--- BEGIN GIVEN ENTRIES ---

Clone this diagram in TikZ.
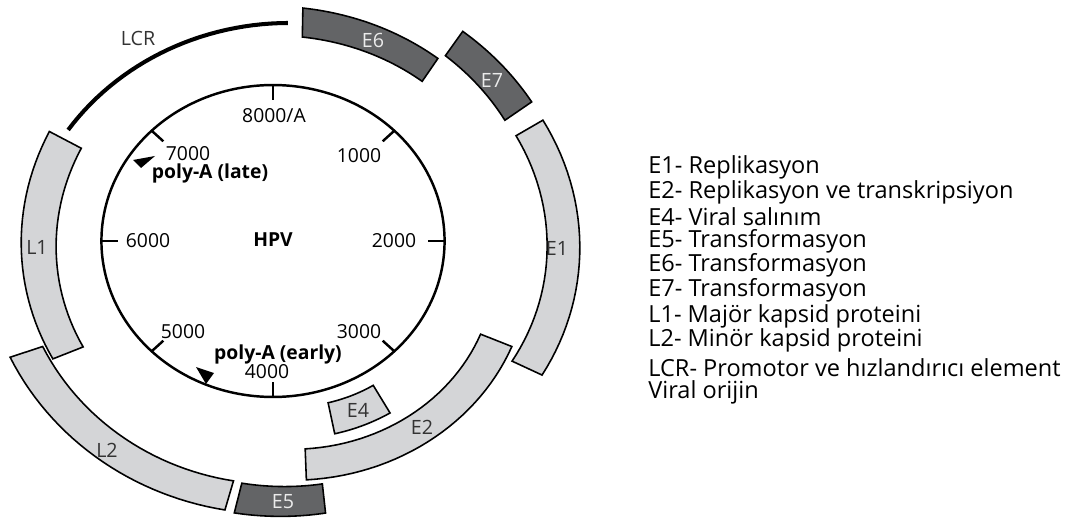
\documentclass[tikz,border=0pt]{standalone}
\usepackage{fontspec}
\setmainfont{Open Sans}
\usetikzlibrary{positioning}

\definecolor{lightgene}{HTML}{D4D5D7}
\definecolor{darkgene}{HTML}{636466}

% band of the gene ring: style, start/end angle, inner/outer radius at start, inner/outer radius at end
\newcommand{\genebox}[7]{%
\draw[#1] plot[domain=#2:#3,samples=30] ({298+1.1*(#5+(#7-#5)*(\x-(#2))/((#3)-(#2)))*cos(\x)},{259+(#5+(#7-#5)*(\x-(#2))/((#3)-(#2)))*sin(\x)})
 -- plot[domain=#3:#2,samples=30] ({298+1.1*(#4+(#6-#4)*(\x-(#2))/((#3)-(#2)))*cos(\x)},{259+(#4+(#6-#4)*(\x-(#2))/((#3)-(#2)))*sin(\x)}) -- cycle;}

\begin{document}
\begin{tikzpicture}[x=0.02cm,y=0.02cm,
  light/.style={draw=black,line width=0.9pt,fill=lightgene},
  dark/.style={draw=black,line width=0.9pt,fill=darkgene},
  lightlabel/.style={font=\fontsize{11.2}{13}\selectfont,text=black!80},
  darklabel/.style={font=\fontsize{11.2}{13}\selectfont,text=black!8},
  tick/.style={font=\fontsize{11}{13}\selectfont},
  legend/.style={anchor=west,inner sep=0pt,font=\fontsize{13.4}{15}\selectfont}]
\useasboundingbox (0,0) rectangle (1077,521);

% outer ring
\genebox{light}{150}{203.5}{227.5}{261}{213}{243}
\genebox{light}{200}{255}{247}{278.5}{226.6}{256.7}
\genebox{dark}{58}{89}{213}{240}{225}{254}
\genebox{dark}{37}{57}{235.5}{266}{246}{275}
\genebox{light}{-27}{32.5}{218.4}{249}{235}{264}
\genebox{light}{-88}{-23.5}{187}{218}{181}{212}
\genebox{light}{-79}{-61}{143.4}{175}{141}{172.6}
\genebox{dark}{-103}{-84.3}{227}{257.5}{223}{252.3}
\draw[line width=2.3pt] plot[domain=92.2:147.7,samples=30] ({298+1.1*(239.2+8*(\x-92.2)/55.5)*cos(\x)},{259+(239.2+8*(\x-92.2)/55.5)*sin(\x)});

\node[lightlabel] at (37,274) (L1) {L1};
\node[lightlabel] at (107,71) (L2) {L2};
\node[darklabel] at (373,481) (E6) {E6};
\node[darklabel] at (492,441) (E7) {E7};
\node[lightlabel] at (557,273) (E1) {E1};
\node[lightlabel] at (422,94) (E2) {E2};
\node[lightlabel] at (358,111) (E4) {E4};
\node[darklabel] at (283,19) (E5) {E5};
\node[lightlabel] at (138,483) (LCR) {LCR};

% genome circle
\draw[line width=1.4pt] (273,280) ellipse [x radius=3.432cm, y radius=3.12cm];
\foreach \a in {0,45,...,315}
  \draw[line width=1.4pt] ({273+171.6*cos(\a)},{280+156*sin(\a)}) -- ({273+155.1*cos(\a)},{280+141*sin(\a)});
\fill (133,361) -- (155,365) -- (141,353) -- cycle;
\fill (196,154) -- (214,148) -- (206,137) -- cycle;

\node[tick] at (274,405) (t8000) {8000/A};
\node[tick] at (188,367) (t7000) {7000};
\node[tick] at (359,365) (t1000) {1000};
\node[tick] at (148,280) (t6000) {6000};
\node[tick] at (394,280) (t2000) {2000};
\node[tick] at (183,189) (t5000) {5000};
\node[tick] at (359,189) (t3000) {3000};
\node[tick] at (267,149) (t4000) {4000};
\node[tick,font=\fontsize{11}{13}\selectfont\bfseries] at (273,281) (hpv) {HPV};
\node[tick,font=\fontsize{11}{13}\selectfont\bfseries] at (210,348) (late) {poly-A (late)};
\node[tick,font=\fontsize{11}{13}\selectfont\bfseries] at (278,167) (early) {poly-A (early)};

% legend
\node[legend] at (648,354) (leg1) {E1- Replikasyon};
\node[legend] at (648,329) (leg2) {E2- Replikasyon ve transkripsiyon};
\node[legend] at (648,304) (leg3) {E4- Viral salınım};
\node[legend] at (648,280) (leg4) {E5- Transformasyon};
\node[legend] at (648,256) (leg5) {E6- Transformasyon};
\node[legend] at (648,231) (leg6) {E7- Transformasyon};
\node[legend] at (648,205) (leg7) {L1- Majör kapsid proteini};
\node[legend] at (648,181) (leg8) {L2- Minör kapsid proteini};
\node[legend] at (648,153) (leg9) {LCR- Promotor ve hızlandırıcı element};
\node[legend] at (648,129) (leg10) {Viral orijin};
\end{tikzpicture}
\end{document}
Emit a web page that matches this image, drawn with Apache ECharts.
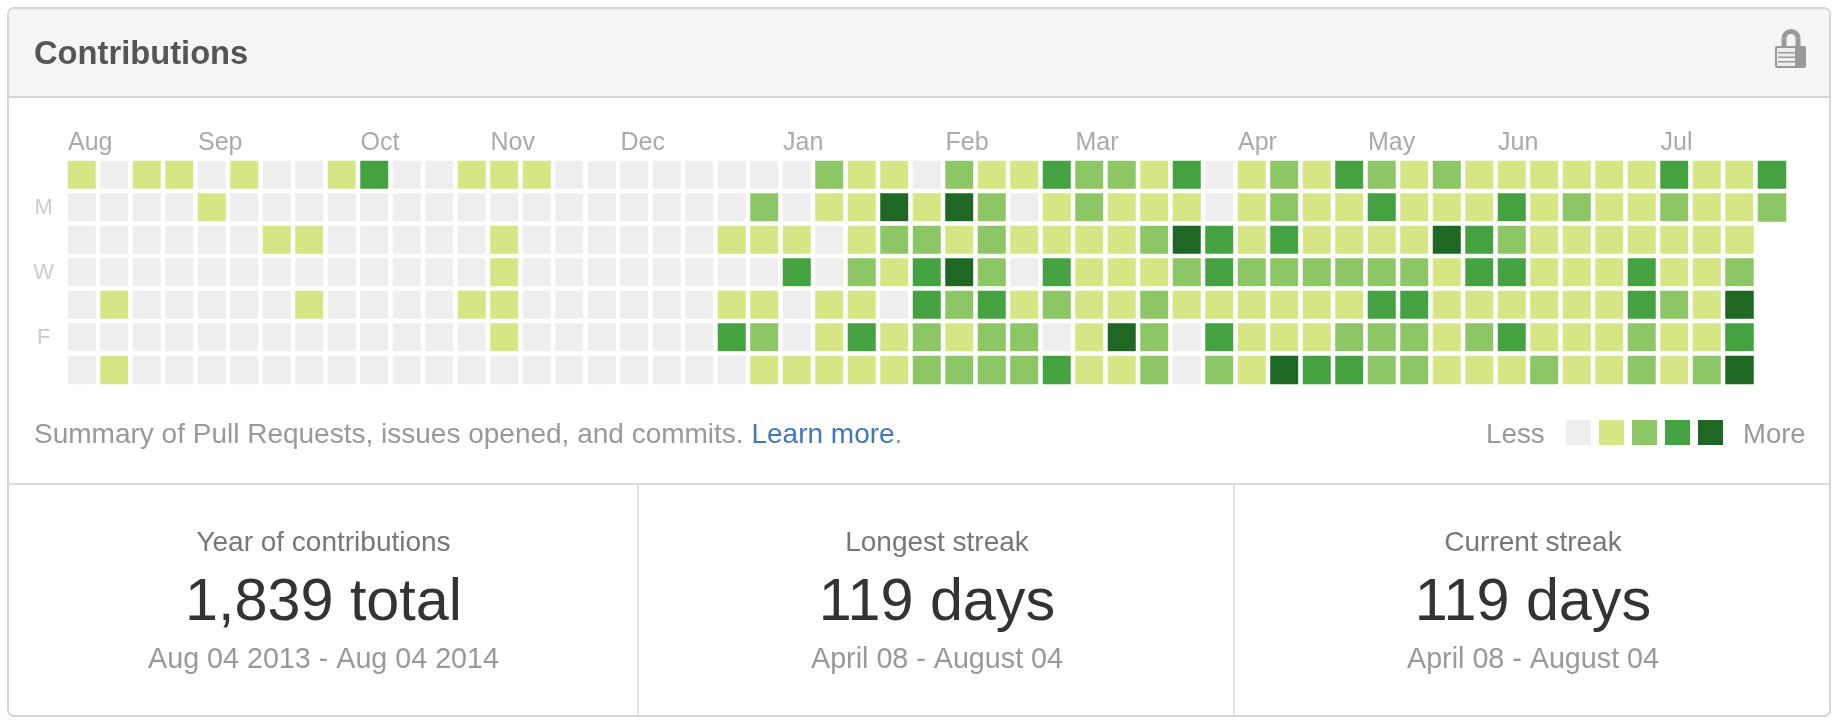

--- END GIVEN ENTRIES ---

→ WORK TO COMPLETE
Exclude the pictures. Write out the remaining data exactly.

→ RESPONSE
Clone this diagram in TikZ.
\documentclass[tikz,border=0pt]{standalone}
\usepackage{fontspec}
\setmainfont{Open Sans}
\usetikzlibrary{positioning}

\definecolor{lightgene}{HTML}{D4D5D7}
\definecolor{darkgene}{HTML}{636466}

% band of the gene ring: style, start/end angle, inner/outer radius at start, inner/outer radius at end
\newcommand{\genebox}[7]{%
\draw[#1] plot[domain=#2:#3,samples=30] ({298+1.1*(#5+(#7-#5)*(\x-(#2))/((#3)-(#2)))*cos(\x)},{259+(#5+(#7-#5)*(\x-(#2))/((#3)-(#2)))*sin(\x)})
 -- plot[domain=#3:#2,samples=30] ({298+1.1*(#4+(#6-#4)*(\x-(#2))/((#3)-(#2)))*cos(\x)},{259+(#4+(#6-#4)*(\x-(#2))/((#3)-(#2)))*sin(\x)}) -- cycle;}

\begin{document}
\begin{tikzpicture}[x=0.02cm,y=0.02cm,
  light/.style={draw=black,line width=0.9pt,fill=lightgene},
  dark/.style={draw=black,line width=0.9pt,fill=darkgene},
  lightlabel/.style={font=\fontsize{11.2}{13}\selectfont,text=black!80},
  darklabel/.style={font=\fontsize{11.2}{13}\selectfont,text=black!8},
  tick/.style={font=\fontsize{11}{13}\selectfont},
  legend/.style={anchor=west,inner sep=0pt,font=\fontsize{13.4}{15}\selectfont}]
\useasboundingbox (0,0) rectangle (1077,521);

% outer ring
\genebox{light}{150}{203.5}{227.5}{261}{213}{243}
\genebox{light}{200}{255}{247}{278.5}{226.6}{256.7}
\genebox{dark}{58}{89}{213}{240}{225}{254}
\genebox{dark}{37}{57}{235.5}{266}{246}{275}
\genebox{light}{-27}{32.5}{218.4}{249}{235}{264}
\genebox{light}{-88}{-23.5}{187}{218}{181}{212}
\genebox{light}{-79}{-61}{143.4}{175}{141}{172.6}
\genebox{dark}{-103}{-84.3}{227}{257.5}{223}{252.3}
\draw[line width=2.3pt] plot[domain=92.2:147.7,samples=30] ({298+1.1*(239.2+8*(\x-92.2)/55.5)*cos(\x)},{259+(239.2+8*(\x-92.2)/55.5)*sin(\x)});

\node[lightlabel] at (37,274) (L1) {L1};
\node[lightlabel] at (107,71) (L2) {L2};
\node[darklabel] at (373,481) (E6) {E6};
\node[darklabel] at (492,441) (E7) {E7};
\node[lightlabel] at (557,273) (E1) {E1};
\node[lightlabel] at (422,94) (E2) {E2};
\node[lightlabel] at (358,111) (E4) {E4};
\node[darklabel] at (283,19) (E5) {E5};
\node[lightlabel] at (138,483) (LCR) {LCR};

% genome circle
\draw[line width=1.4pt] (273,280) ellipse [x radius=3.432cm, y radius=3.12cm];
\foreach \a in {0,45,...,315}
  \draw[line width=1.4pt] ({273+171.6*cos(\a)},{280+156*sin(\a)}) -- ({273+155.1*cos(\a)},{280+141*sin(\a)});
\fill (133,361) -- (155,365) -- (141,353) -- cycle;
\fill (196,154) -- (214,148) -- (206,137) -- cycle;

\node[tick] at (274,405) (t8000) {8000/A};
\node[tick] at (188,367) (t7000) {7000};
\node[tick] at (359,365) (t1000) {1000};
\node[tick] at (148,280) (t6000) {6000};
\node[tick] at (394,280) (t2000) {2000};
\node[tick] at (183,189) (t5000) {5000};
\node[tick] at (359,189) (t3000) {3000};
\node[tick] at (267,149) (t4000) {4000};
\node[tick,font=\fontsize{11}{13}\selectfont\bfseries] at (273,281) (hpv) {HPV};
\node[tick,font=\fontsize{11}{13}\selectfont\bfseries] at (210,348) (late) {poly-A (late)};
\node[tick,font=\fontsize{11}{13}\selectfont\bfseries] at (278,167) (early) {poly-A (early)};

% legend
\node[legend] at (648,354) (leg1) {E1- Replikasyon};
\node[legend] at (648,329) (leg2) {E2- Replikasyon ve transkripsiyon};
\node[legend] at (648,304) (leg3) {E4- Viral salınım};
\node[legend] at (648,280) (leg4) {E5- Transformasyon};
\node[legend] at (648,256) (leg5) {E6- Transformasyon};
\node[legend] at (648,231) (leg6) {E7- Transformasyon};
\node[legend] at (648,205) (leg7) {L1- Majör kapsid proteini};
\node[legend] at (648,181) (leg8) {L2- Minör kapsid proteini};
\node[legend] at (648,153) (leg9) {LCR- Promotor ve hızlandırıcı element};
\node[legend] at (648,129) (leg10) {Viral orijin};
\end{tikzpicture}
\end{document}
Emit a web page that matches this image, drawn with Apache ECharts.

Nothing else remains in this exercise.